CNY: The dollar held below CNH7.20 yesterday. It has not traded above there since August 1. The greenback has been sold to about CNH7.1775 today. The lower end of the range is near CNH7.1750, and the greenback has not traded below it since July 28. After setting the dollar's reference rate higher for the past three sessions, the PBOC lowered it today (CNY7.1350 vs. CNY7.1418 yesterday, a high since August 1). US data suggest 353 tons of rare earths were imported from China in June, up from 46 tons in May. Still, the shipments were lower than before Beijing launched its export controls in early April. With Beijing discouraging the use of Nvidia's H20 chip, while continuing to enjoy strong exports suggests it is easier for China to replace US demand and chips than it is for the US to replace China's rare earths: leverage. Separately, China reported weaker than expected aggregate financing in July. In the first seven months of the year, the aggregate financing was CNY23.99 trillion. It is up 27.1% from the first seven months in 2024. It had risen almost 26.2% in H1 25 from H1 24. Financial institutions offered nearly CNY50 bln new loans last month, the weakest monthly amount since December 2007. July is a weak month. Recall that in July 2024, bank credit to the real economy fell for the first time since 2005.
JPY: The dollar rose to a seven-day high against the yen yesterday, poking above JPY148.50 briefly before the US CPI. The JPY148.75 area corresponds to the (50%) retracement of the dollar's losses since the August 1 high (~JPY150.90). In choppy trading the dollar reversed lows and set the session low shortly after European markets closed yesterday, near JPY147.60. The greenback's losses were extended to almost JPY147.15 today. The dollar forged a shelf last week in the JPY146.60-70 area, which may offer the next area of support. Japan's July producer prices edged up 0.2%, but due to the base effect, the year-over-year rate moderated to 2.6% from 2.9%. This is the slowest pace since May 2024 and is the fourth consecutive monthly decline. The cyclical peak was in February and March at 4.3%. Rate expectations were unfazed by the producer prices, and the swaps market has about 14 bp of tightening this year discounted and a little less than 30 bp by the middle of next year.
GBP: Sterling's advance was extended yesterday to almost $1.3525 after the US CPI. It was firm before the US data after the better-than-expected UK employment data and the further backing up of UK rates.
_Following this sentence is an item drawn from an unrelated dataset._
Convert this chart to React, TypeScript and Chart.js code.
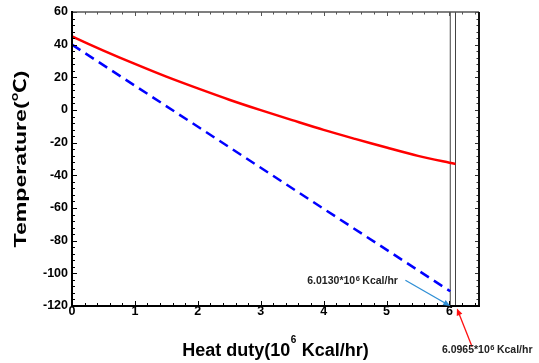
import React, { useEffect, useRef } from 'react';
import { Chart, registerables } from 'chart.js';

Chart.register(...registerables);

// Hot stream (red solid)
const hotDuty = [0, 0.5, 1, 1.5, 2, 2.5, 3, 3.5, 4, 4.5, 5, 5.5, 6, 6.0965];
const hotTemp = [45, 36.4, 28.2, 20.4, 13.2, 6.3, -0.1, -6.2, -12.2, -17.7, -23.0, -28.1, -32.3, -33.0];
// Cold stream (blue dashed)
const coldDuty = [0, 6.013];
const coldTemp = [40, -111];
// Vertical marker lines
const markerDuties = [6.013, 6.0965];
const markerLabels = ['6.0130*10', '6.0965*10'];
const tempRange = [-120, 60];
const dutyRange = [0, 6.47];
const xTitleParts = ['Heat duty(10', '6', ' Kcal/hr)'];
const yTitleParts = ['Temperature(', '℃', ')'];

const FONT = '"Liberation Sans", Arial, sans-serif';
const CJK = '"Noto Sans CJK SC", sans-serif';

const decorPlugin = {
  id: 'decor',
  afterDatasetsDraw(chart: any) {
    const { ctx, chartArea, scales } = chart;
    const { left, top, right, bottom } = chartArea;
    const xs = scales.x;
    const ys = scales.y;
    ctx.save();
    // inside ticks
    ctx.lineWidth = 1;
    for (let i = 0; i * 0.2 <= dutyRange[1] + 1e-9; i++) {
      const v = i * 0.2;
      const px = Math.round(xs.getPixelForValue(v)) + 0.5;
      const major = i % 5 === 0;
      ctx.strokeStyle = '#000';
      ctx.beginPath();
      ctx.moveTo(px, bottom);
      ctx.lineTo(px, bottom - (major ? 5 : 3));
      ctx.stroke();
      ctx.strokeStyle = '#555';
      ctx.beginPath();
      ctx.moveTo(px, top);
      ctx.lineTo(px, top + (major ? 4 : 2.5));
      ctx.stroke();
    }
    for (let i = 0; tempRange[0] + i * 4 <= tempRange[1]; i++) {
      const v = tempRange[0] + i * 4;
      const py = Math.round(ys.getPixelForValue(v)) + 0.5;
      const major = i % 5 === 0;
      ctx.strokeStyle = '#000';
      ctx.beginPath();
      ctx.moveTo(left, py);
      ctx.lineTo(left + (major ? 5 : 3), py);
      ctx.stroke();
      ctx.strokeStyle = '#333';
      ctx.beginPath();
      ctx.moveTo(right, py);
      ctx.lineTo(right - (major ? 4 : 2.5), py);
      ctx.stroke();
    }
    // frame
    ctx.strokeStyle = '#555';
    ctx.lineWidth = 1.5;
    ctx.beginPath();
    ctx.moveTo(left, top);
    ctx.lineTo(right, top);
    ctx.stroke();
    ctx.strokeStyle = '#111';
    ctx.lineWidth = 2;
    ctx.beginPath();
    ctx.moveTo(right, top);
    ctx.lineTo(right, bottom);
    ctx.stroke();
    ctx.strokeStyle = '#000';
    ctx.lineWidth = 2;
    ctx.beginPath();
    ctx.moveTo(left, top - 1);
    ctx.lineTo(left, bottom);
    ctx.lineTo(right + 1, bottom);
    ctx.stroke();

    // arrows
    const arrow = (x0: number, y0: number, x1: number, y1: number, color: string) => {
      const ax = xs.getPixelForValue(x0), ay = ys.getPixelForValue(y0);
      const bx = xs.getPixelForValue(x1), by = ys.getPixelForValue(y1);
      const ang = Math.atan2(by - ay, bx - ax);
      const hl = 7, hw = 3;
      ctx.strokeStyle = color;
      ctx.fillStyle = color;
      ctx.lineWidth = 1.3;
      ctx.beginPath();
      ctx.moveTo(ax, ay);
      ctx.lineTo(bx - Math.cos(ang) * hl * 0.8, by - Math.sin(ang) * hl * 0.8);
      ctx.stroke();
      ctx.beginPath();
      ctx.moveTo(bx, by);
      ctx.lineTo(bx - Math.cos(ang) * hl - Math.sin(ang) * hw, by - Math.sin(ang) * hl + Math.cos(ang) * hw);
      ctx.lineTo(bx - Math.cos(ang) * hl + Math.sin(ang) * hw, by - Math.sin(ang) * hl - Math.cos(ang) * hw);
      ctx.closePath();
      ctx.fill();
    };
    arrow(5.3, -104.2, markerDuties[0], -120, '#2f8fd5');
    arrow(6.36, -145, 6.12, -121.5, '#ff1010');

    // labels with superscript
    const label = (x: number, y: number, base: string) => {
      let px = xs.getPixelForValue(x);
      const py = ys.getPixelForValue(y);
      ctx.fillStyle = '#222';
      ctx.textBaseline = 'middle';
      ctx.textAlign = 'left';
      ctx.font = `bold 10.5px ${FONT}`;
      ctx.fillText(base, px, py);
      px += ctx.measureText(base).width + 0.5;
      ctx.font = `bold 7.5px ${FONT}`;
      ctx.fillText('6', px, py - 2);
      px += ctx.measureText('6').width + 2.5;
      ctx.font = `bold 10.5px ${FONT}`;
      ctx.fillText('Kcal/hr', px, py);
    };
    label(3.74, -104.6, markerLabels[0]);
    label(5.88, -147, markerLabels[1]);

    // x title with superscript
    ctx.fillStyle = '#000';
    ctx.textBaseline = 'alphabetic';
    ctx.textAlign = 'left';
    const big = `bold 18px ${FONT}`;
    const small = `bold 10px ${FONT}`;
    ctx.font = big;
    const w0 = ctx.measureText(xTitleParts[0]).width;
    const w2 = ctx.measureText(xTitleParts[2]).width;
    ctx.font = small;
    const w1 = ctx.measureText(xTitleParts[1]).width + 1;
    const total = w0 + w1 + w2;
    let tx = (left + right) / 2 - total / 2;
    const base = 356;
    ctx.font = big;
    ctx.fillText(xTitleParts[0], tx, base);
    tx += w0 + 0.5;
    ctx.font = small;
    ctx.fillText(xTitleParts[1], tx, base - 13);
    tx += w1 - 0.5;
    ctx.font = big;
    ctx.fillText(xTitleParts[2], tx, base);

    // y title (rotated), stretched to match length
    const yf = `bold 17px ${FONT}`;
    const yc = `bold 17px ${CJK}`;
    ctx.font = yf;
    const a0 = ctx.measureText(yTitleParts[0]).width;
    const a2 = ctx.measureText(yTitleParts[2]).width;
    ctx.font = yc;
    const a1 = ctx.measureText(yTitleParts[1]).width;
    const natural = a0 + a1 + a2;
    const targetLen = 177;
    const sc = targetLen / natural;
    ctx.save();
    ctx.translate(25.5, (top + bottom) / 2);
    ctx.rotate(-Math.PI / 2);
    ctx.scale(sc, 1);
    let yx = -natural / 2;
    ctx.font = yf;
    ctx.fillText(yTitleParts[0], yx, 0);
    yx += a0;
    ctx.font = yc;
    ctx.fillText(yTitleParts[1], yx, 0);
    yx += a1;
    ctx.font = yf;
    ctx.fillText(yTitleParts[2], yx, 0);
    ctx.restore();

    ctx.restore();
  },
};

export default function App() {
  const ref = useRef<HTMLCanvasElement>(null);
  useEffect(() => {
    document.body.style.margin = '0';
    const chart = new Chart(ref.current!, {
      type: 'line',
      data: {
        datasets: [
          {
            data: hotDuty.map((x, i) => ({ x, y: hotTemp[i] })),
            borderColor: '#ff0000',
            borderWidth: 2.5,
            pointRadius: 0,
            tension: 0.3,
          },
          {
            data: coldDuty.map((x, i) => ({ x, y: coldTemp[i] })),
            borderColor: '#0000ff',
            borderWidth: 2.5,
            borderDash: [10, 6],
            pointRadius: 0,
          },
          ...markerDuties.map((d) => ({
            data: tempRange.map((t) => ({ x: d, y: t })),
            borderColor: '#444',
            borderWidth: 1,
            pointRadius: 0,
          })),
        ],
      },
      options: {
        responsive: false,
        animation: false,
        layout: { padding: { top: 12, right: 60, left: 0, bottom: 0 } },
        plugins: { legend: { display: false }, tooltip: { enabled: false } },
        scales: {
          x: {
            type: 'linear',
            min: dutyRange[0],
            max: dutyRange[1],
            grid: { display: false, drawTicks: false },
            border: { display: false },
            ticks: {
              stepSize: 1,
              includeBounds: false,
              padding: -2,
              color: '#000',
              font: { family: FONT, size: 12.5, weight: 'bold' },
              maxRotation: 0,
            },
            title: { display: false },
            afterFit: (s: any) => { s.height = 57; },
          },
          y: {
            type: 'linear',
            min: tempRange[0],
            max: tempRange[1],
            grid: { display: false, drawTicks: false },
            border: { display: false },
            ticks: {
              stepSize: 20,
              padding: 4,
              color: '#000',
              font: { family: FONT, size: 12.5, weight: 'bold' },
            },
            title: { display: false },
            afterFit: (s: any) => { s.width = 72; },
          },
        },
      },
      plugins: [decorPlugin],
    } as any);
    return () => chart.destroy();
  }, []);
  return <canvas ref={ref} width={539} height={363} style={{ display: 'block' }} />;
}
Sterling has been toying with the down trendline connecting the two July highs, but it closed decisively above it yesterday (~$1.3440). It also settled above the (50%) retracement of its losses from July 1 through August 1, which was found near $1.3465. Follow-through buying today lifted sterling above the next retracement target (61.8%) near $1.3540. It approached the high from late July, around $1.3585. The multiyear high July 1 was almost $1.3790.
CAD: The US dollar pushed a little above CAD1.38 before the US CPI, which overshadowed the larger than expected pullback in Canadian building permits. That was the halfway mark of the US dollar's decline from the August 1 high (~CAD1.3880) to the August 7 low (~CAD1.3725). June building permits fell 9%, more than twice the median forecast in Bloomberg's survey, and follows a revised 12.8% increase in May (initially 12.0%). The greenback was sold to session lows after the US data near CAD1.3755 and is straddling that area in the European morning. Important technical support is seen in the CAD1.3725-35 area. It houses last week's lows, the (50%) retracement of the US dollar bounce from the July 23 low (~CAD1.3575), the 20-day moving average, and options for $555 mln that expire today.
AUD: The Australian dollar recovered from the dovish cut by the Reserve Bank of Australia yesterday. It fell initially to almost $0.6480, a four-day low. It recovered and reached last week's high (~$0.6540), slightly shy of the (61.8%) retracement of the Aussie's pullback from the $0.6625 high for the year set on July 24. It settled above Monday's high (~$0.6530) to post a bullish outside day. Follow-through buying today has extended the gains to nearly $0.6565. The year's high, recorded on July 24, was $0.6625. Today's wage price index and home loan metrics are sandwiched between yesterday's central bank rate cut and tomorrow’s jobs report. The wage price index eased slightly to 3.4% year-over-year, unchanged from Q1. It averaged 3.7% last year and 3.9% in 2023. The median forecast in Bloomberg's survey is for Australia's unemployment rate to slip to 4.2% from 4.3%, while the participation rate is steady at 67.1%. Overall, Australia has created 90.6k jobs in H1 25, less than half of the 201k jobs created in H1 24. A little more than 61k full-time positions were created in the first six months of this year compared with almost 167.5k in H1 24.
MXN: The US dollar stalled after recovering from around MXN18.5250, the pre-weekend low, to almost MXN18.6950 on Monday. It held below there yesterday, and the slumped slightly below MXN18.54 yesterday. The dollar steadied in the NY afternoon but held below MXN18.5920. It is trading heavier today and recorded a marginal new low for the year near MXN18.51. On a break of MXN18.50, the next target we have suggested is aro9und MXN18.40. Brazil reported slightly softer than expected IBGE July CPI. It eased to 5.23% from 5.35% and was lower than all the forecast in Bloomberg's survey. It is the lowest since February. However, the base effect warns of an uptick in August. In August 2024, the CPI fell by 0.02%, the only time the month-over-month rate fell last year. The greenback was sold below BRL5.40 for the first time since last September. It settled near the session low near BRL5.3890. Last August's low was closer to BRL5.3770. A break of it could spur a test on the 200-day moving average (~BRL5.29), which the US dollar has not traded below since June 2024.